Despair's Book of Dreams and the Sometimes Radio: Grooving Among the Shreds of Shadow

Local Arts Reviews

Exhibitionism


Despair's Book of Dreams and the Sometimes Radio: Grooving Among the Shreds of Shadow

The Vortex,

through January 29

It's the waking dreamscape of a lonely, abandoned man capering through the confines of a house as jumbled and tattered as the ruins of his mind. It's soliloquy and song, music and mysticism, even a scattered meditation on the tenuous phantoms of audio frequency. Or infrequency, as the case may be.

Kirk Smith, in his Despair's Book of Dreams and the Sometimes Radio, directed by Bonnie Cullum, moves us through a dark night of the soul of a certain Constantinopolous: a man whose memories both nurture and terrorize, who is rebuilding within his heartbreak house an antique radio through which he receives broadcasts from ... somewhere. From the dead, from the lost, from a particularly fevered land of Nod. And all of these 'casts for him, for insomniacal Connie, are in lieu of the dreams his unabating wakefulness will not allow.

It's a dark and jarring story that Smith and his vehicle weave for us, a sad clown's dance through the gory alleys of allegory. If you can imagine U2's Bono, say, wrapping around his songs A Narrative Cloak Sewn From the Discarded Raiment of Madness and Regret, well, it's like that. It would even be phrased that way.

Smith is in fine form, belting out and whispering songs on a series of vintage microphones, wielding a variety of instruments that include guitar and broom and crowbar, and backed by the ubermenschen talents of Alex Krigsfeld on piano, Michael Werst on cello, and Ken Burchanal on guitar. Smith's Connie is singing about divinity, it often seems, or at least the divinity of human love. And his voice -- like that of an angry Seraph, or of a particularly golden-throated demon -- can rip its way right into your heart.

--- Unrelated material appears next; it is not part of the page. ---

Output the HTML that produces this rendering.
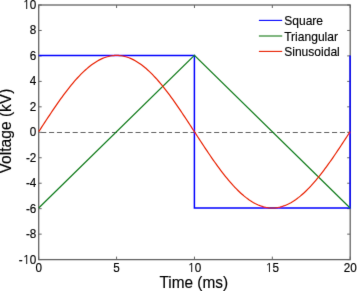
<!DOCTYPE html>
<html><head><meta charset="utf-8"><style>
html,body{margin:0;padding:0;background:#fff;}
svg{display:block;}
.o{font-family:"NanumGothic",sans-serif;}
text{font-family:"Liberation Sans",Arial,sans-serif;fill:#000;stroke:#000;stroke-width:0.15px;}
</style></head><body>
<svg width="357" height="291" viewBox="0 0 357 291">
<defs><filter id="b" x="0" y="0" width="357" height="291" filterUnits="userSpaceOnUse"><feConvolveMatrix order="3" kernelMatrix="0.0052 0.0619 0.0052 0.0619 0.7314 0.0619 0.0052 0.0619 0.0052" edgeMode="duplicate"/></filter></defs>
<rect width="357" height="291" fill="#fff"/>
<g filter="url(#b)">
<line x1="38.7" y1="259.6" x2="38.7" y2="256.6" stroke="#646464"/>
<line x1="38.7" y1="5" x2="38.7" y2="8" stroke="#646464"/>
<line x1="116.58" y1="259.6" x2="116.58" y2="256.6" stroke="#646464"/>
<line x1="116.58" y1="5" x2="116.58" y2="8" stroke="#646464"/>
<line x1="194.45" y1="259.6" x2="194.45" y2="256.6" stroke="#646464"/>
<line x1="194.45" y1="5" x2="194.45" y2="8" stroke="#646464"/>
<line x1="272.32" y1="259.6" x2="272.32" y2="256.6" stroke="#646464"/>
<line x1="272.32" y1="5" x2="272.32" y2="8" stroke="#646464"/>
<line x1="350.2" y1="259.6" x2="350.2" y2="256.6" stroke="#646464"/>
<line x1="350.2" y1="5" x2="350.2" y2="8" stroke="#646464"/>
<line x1="38.7" y1="259.6" x2="41.7" y2="259.6" stroke="#646464"/>
<line x1="350.2" y1="259.6" x2="347.2" y2="259.6" stroke="#646464"/>
<line x1="38.7" y1="234.14" x2="41.7" y2="234.14" stroke="#646464"/>
<line x1="350.2" y1="234.14" x2="347.2" y2="234.14" stroke="#646464"/>
<line x1="38.7" y1="208.68" x2="41.7" y2="208.68" stroke="#646464"/>
<line x1="350.2" y1="208.68" x2="347.2" y2="208.68" stroke="#646464"/>
<line x1="38.7" y1="183.22" x2="41.7" y2="183.22" stroke="#646464"/>
<line x1="350.2" y1="183.22" x2="347.2" y2="183.22" stroke="#646464"/>
<line x1="38.7" y1="157.76" x2="41.7" y2="157.76" stroke="#646464"/>
<line x1="350.2" y1="157.76" x2="347.2" y2="157.76" stroke="#646464"/>
<line x1="38.7" y1="132.3" x2="41.7" y2="132.3" stroke="#646464"/>
<line x1="350.2" y1="132.3" x2="347.2" y2="132.3" stroke="#646464"/>
<line x1="38.7" y1="106.84" x2="41.7" y2="106.84" stroke="#646464"/>
<line x1="350.2" y1="106.84" x2="347.2" y2="106.84" stroke="#646464"/>
<line x1="38.7" y1="81.38" x2="41.7" y2="81.38" stroke="#646464"/>
<line x1="350.2" y1="81.38" x2="347.2" y2="81.38" stroke="#646464"/>
<line x1="38.7" y1="55.92" x2="41.7" y2="55.92" stroke="#646464"/>
<line x1="350.2" y1="55.92" x2="347.2" y2="55.92" stroke="#646464"/>
<line x1="38.7" y1="30.46" x2="41.7" y2="30.46" stroke="#646464"/>
<line x1="350.2" y1="30.46" x2="347.2" y2="30.46" stroke="#646464"/>
<line x1="38.7" y1="5" x2="41.7" y2="5" stroke="#646464"/>
<line x1="350.2" y1="5" x2="347.2" y2="5" stroke="#646464"/>
<rect x="38.7" y="5" width="311.5" height="254.6" fill="none" stroke="#646464" stroke-width="1.3"/>
<line x1="41.2" y1="132.5" x2="350.2" y2="132.5" stroke="#626262" stroke-width="1" stroke-dasharray="5.1,2.76"/>
<polyline fill="none" stroke="#0000ff" stroke-width="1.5" points="38.7,55.38 194.4,55.38 194.4,208.02 350.1,208.02 350.1,55.38"/>
<polyline fill="none" stroke="#0e7a1a" stroke-width="1.2" points="38.7,208.02 194.4,55.38 350.1,208.02"/>
<polyline fill="none" stroke="#e82200" stroke-width="1.2" points="38.7,131.7 40.26,129.3 41.81,126.91 43.37,124.52 44.93,122.13 46.48,119.76 48.04,117.4 49.6,115.05 51.16,112.72 52.71,110.41 54.27,108.12 55.83,105.85 57.38,103.6 58.94,101.39 60.5,99.2 62.06,97.05 63.61,94.93 65.17,92.85 66.73,90.81 68.28,88.8 69.84,86.84 71.4,84.92 72.95,83.05 74.51,81.23 76.07,79.46 77.62,77.73 79.18,76.07 80.74,74.45 82.3,72.89 83.85,71.4 85.41,69.96 86.97,68.58 88.52,67.26 90.08,66.01 91.64,64.82 93.2,63.7 94.75,62.64 96.31,61.66 97.87,60.74 99.42,59.89 100.98,59.12 102.54,58.41 104.09,57.78 105.65,57.22 107.21,56.73 108.77,56.32 110.32,55.98 111.88,55.72 113.44,55.53 114.99,55.42 116.55,55.38 118.11,55.42 119.66,55.53 121.22,55.72 122.78,55.98 124.34,56.32 125.89,56.73 127.45,57.22 129.01,57.78 130.56,58.41 132.12,59.12 133.68,59.89 135.23,60.74 136.79,61.66 138.35,62.64 139.91,63.7 141.46,64.82 143.02,66.01 144.58,67.26 146.13,68.58 147.69,69.96 149.25,71.4 150.8,72.89 152.36,74.45 153.92,76.07 155.48,77.73 157.03,79.46 158.59,81.23 160.15,83.05 161.7,84.92 163.26,86.84 164.82,88.8 166.37,90.81 167.93,92.85 169.49,94.93 171.05,97.05 172.6,99.2 174.16,101.39 175.72,103.6 177.27,105.85 178.83,108.12 180.39,110.41 181.94,112.72 183.5,115.05 185.06,117.4 186.62,119.76 188.17,122.13 189.73,124.52 191.29,126.91 192.84,129.3 194.4,131.7 195.96,134.1 197.51,136.49 199.07,138.88 200.63,141.27 202.19,143.64 203.74,146 205.3,148.35 206.86,150.68 208.41,152.99 209.97,155.28 211.53,157.55 213.08,159.8 214.64,162.01 216.2,164.2 217.75,166.35 219.31,168.47 220.87,170.55 222.43,172.59 223.98,174.6 225.54,176.56 227.1,178.48 228.65,180.35 230.21,182.17 231.77,183.94 233.32,185.67 234.88,187.33 236.44,188.95 238,190.51 239.55,192 241.11,193.44 242.67,194.82 244.22,196.14 245.78,197.39 247.34,198.58 248.89,199.7 250.45,200.76 252.01,201.74 253.57,202.66 255.12,203.51 256.68,204.28 258.24,204.99 259.79,205.62 261.35,206.18 262.91,206.67 264.47,207.08 266.02,207.42 267.58,207.68 269.14,207.87 270.69,207.98 272.25,208.02 273.81,207.98 275.36,207.87 276.92,207.68 278.48,207.42 280.04,207.08 281.59,206.67 283.15,206.18 284.71,205.62 286.26,204.99 287.82,204.28 289.38,203.51 290.93,202.66 292.49,201.74 294.05,200.76 295.61,199.7 297.16,198.58 298.72,197.39 300.28,196.14 301.83,194.82 303.39,193.44 304.95,192 306.5,190.51 308.06,188.95 309.62,187.33 311.18,185.67 312.73,183.94 314.29,182.17 315.85,180.35 317.4,178.48 318.96,176.56 320.52,174.6 322.07,172.59 323.63,170.55 325.19,168.47 326.75,166.35 328.3,164.2 329.86,162.01 331.42,159.8 332.97,157.55 334.53,155.28 336.09,152.99 337.64,150.68 339.2,148.35 340.76,146 342.31,143.64 343.87,141.27 345.43,138.88 346.99,136.49 348.54,134.1 350.1,131.7"/>
<text transform="translate(38.7,272.3) scale(1,1.06)" text-anchor="middle" style="font-size:11.7px">0</text>
<text transform="translate(116.58,272.3) scale(1,1.06)" text-anchor="middle" style="font-size:11.7px">5</text>
<text transform="translate(194.45,272.3) scale(1,1.06)" text-anchor="middle" style="font-size:11.7px"><tspan class="o">1</tspan><tspan dx="-0.6"></tspan>0</text>
<text transform="translate(272.32,272.3) scale(1,1.06)" text-anchor="middle" style="font-size:11.7px"><tspan class="o">1</tspan><tspan dx="-0.6"></tspan>5</text>
<text transform="translate(350.2,272.3) scale(1,1.06)" text-anchor="middle" style="font-size:11.7px">20</text>
<text transform="translate(36.3,263.55) scale(1,1.06)" text-anchor="end" style="font-size:11.7px">-<tspan class="o">1</tspan><tspan dx="-0.6"></tspan>0</text>
<text transform="translate(36.3,238.09) scale(1,1.06)" text-anchor="end" style="font-size:11.7px">-8</text>
<text transform="translate(36.3,212.63) scale(1,1.06)" text-anchor="end" style="font-size:11.7px">-6</text>
<text transform="translate(36.3,187.17) scale(1,1.06)" text-anchor="end" style="font-size:11.7px">-4</text>
<text transform="translate(36.3,161.71) scale(1,1.06)" text-anchor="end" style="font-size:11.7px">-2</text>
<text transform="translate(36.3,136.25) scale(1,1.06)" text-anchor="end" style="font-size:11.7px">0</text>
<text transform="translate(36.3,110.79) scale(1,1.06)" text-anchor="end" style="font-size:11.7px">2</text>
<text transform="translate(36.3,85.33) scale(1,1.06)" text-anchor="end" style="font-size:11.7px">4</text>
<text transform="translate(36.3,59.87) scale(1,1.06)" text-anchor="end" style="font-size:11.7px">6</text>
<text transform="translate(36.3,34.41) scale(1,1.06)" text-anchor="end" style="font-size:11.7px">8</text>
<text transform="translate(36.3,8.95) scale(1,1.06)" text-anchor="end" style="font-size:11.7px"><tspan class="o">1</tspan><tspan dx="-0.6"></tspan>0</text>
<line x1="258.9" y1="20.4" x2="282.2" y2="20.4" stroke="#0000ff" stroke-width="1.1"/>
<text transform="translate(284.2,24.95) scale(1,1.0)" style="font-size:12.05px">Square</text>
<line x1="258.9" y1="36" x2="282.2" y2="36" stroke="#0e7a1a" stroke-width="1.1"/>
<text transform="translate(284.2,40.55) scale(1,1.0)" style="font-size:12.05px">Triangular</text>
<line x1="258.9" y1="51.4" x2="282.2" y2="51.4" stroke="#e82200" stroke-width="1.1"/>
<text transform="translate(284.2,55.95) scale(1,1.0)" style="font-size:12.05px">Sinusoidal</text>
<text transform="translate(193.8,288) scale(1,1.03)" text-anchor="middle" style="font-size:15.4px">Time (ms)</text>
<text transform="translate(11.1,131) rotate(-90) scale(1,1.07)" text-anchor="middle" style="font-size:15.6px">Voltage (kV)</text>
</g>
</svg>
</body></html>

Especially with the band he's assembled, especially with lyrics like: "One breath in/One smile/One breath out/One bright angel was mine for a while ... "

Meanwhile, back at the theatre, the show continues with the superlative assistance of Patricia Wappner and Art Davis and others, all ragged phantoms moving through a set (by Ann Marie Gordon) like something cobbled from Dave McKean's murkier nightmares, illuminated by the flickering lumens of yet another eerie and effective Jason Amato design.

The little story-within-the-story near the play's center, the tale of Rotandapot and his bartered reflection, is like a chapter from one of those beautifully illustrated books you'd find in the bedroom of an older child -- especially if that older child was Wednesday Addams. And if such things and their staged elaborations are your idea of a good time, or if you just have an understandable jones to take in the newest songs of Austin's own Kirk Smith, then you'll soon find yourself in this Radio's audience at The Vortex. Grooving among the shreds of shadow in the world according to St. Connie.